When Ender reaches battle school, the adults has seen his potential and purposely isolate him and this marks a major psychological growth in Ender: "With Ender, we have to strike a delicate balance. Isolate him enough that he remains creative - otherwise he'll adopt the system her and we'll lose him." From here, we can see that the adults had purposely isolated him and created enemies for him, because it can train him to gain social and leadership skills and urge him to learn how to gain faith from his companions. One example that shows that the progress has been successful is when Bernard bullied him; he broke in to the computer system and wrote witty messages on his desk. This is not only a game but also a social war within the group. Also, it can be seen that Ender is experiencing an epiphany and growing out of childhood already when he decided that he needed to hide his feelings and his week and soft personality: "Thank you for this, Peter. For dry eyes and silent weeping. You taught me how to hide anything I felt." (33)He has earned a mate, Shen, from the group, and also learned how to gain respect from others by showing his wit and talent.
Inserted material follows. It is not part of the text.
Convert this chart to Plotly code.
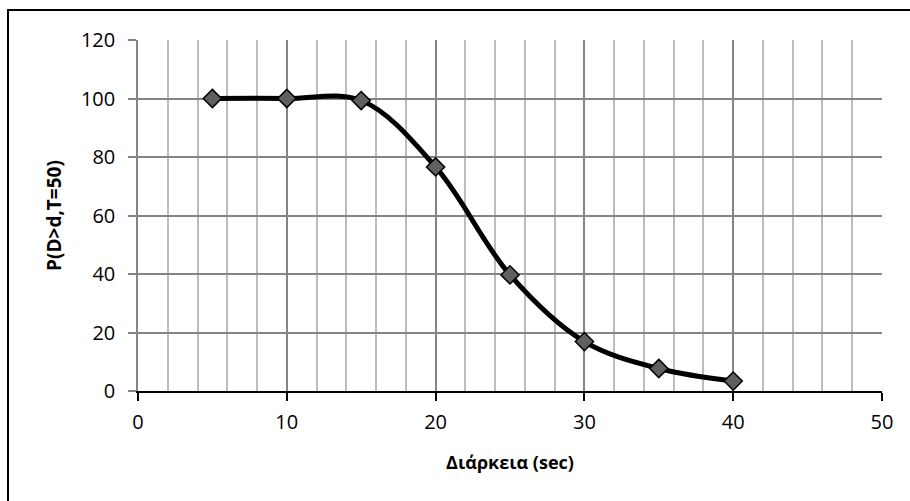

On the other hand, even though Ender has learned how to gain companions, he had never had any true friends, and he probably does not want friends at all because he does not trust other people: "He did not know whether Dink was his friend; he believed that Petra was; but nothing could be sure… They might be offended that a soldier would associate so closely with Launchies." From here we could also observe that Ender turned from an innocent boy into a did not want friends because he does not want to displease his elders and remove his powers.

On the other hand, even as a small child of the age of 6, he already had a clear mind of his own morals: "I am just like Peter. Take my monitor away, and I am just like Peter," and Ender cries. Here, it demonstrates that Ender never wanted to be cruel or violent to Stilson; he had no choice but to do that to protect himself. Also, this case highlights the fact that he has soft and weak feelings in contrast with his strong and vicious surface; the isolation causes him to feel abandoned and become an outsider.

bibliography:Card, Orson S. Ender's Game. Phoenix Rising, 1991.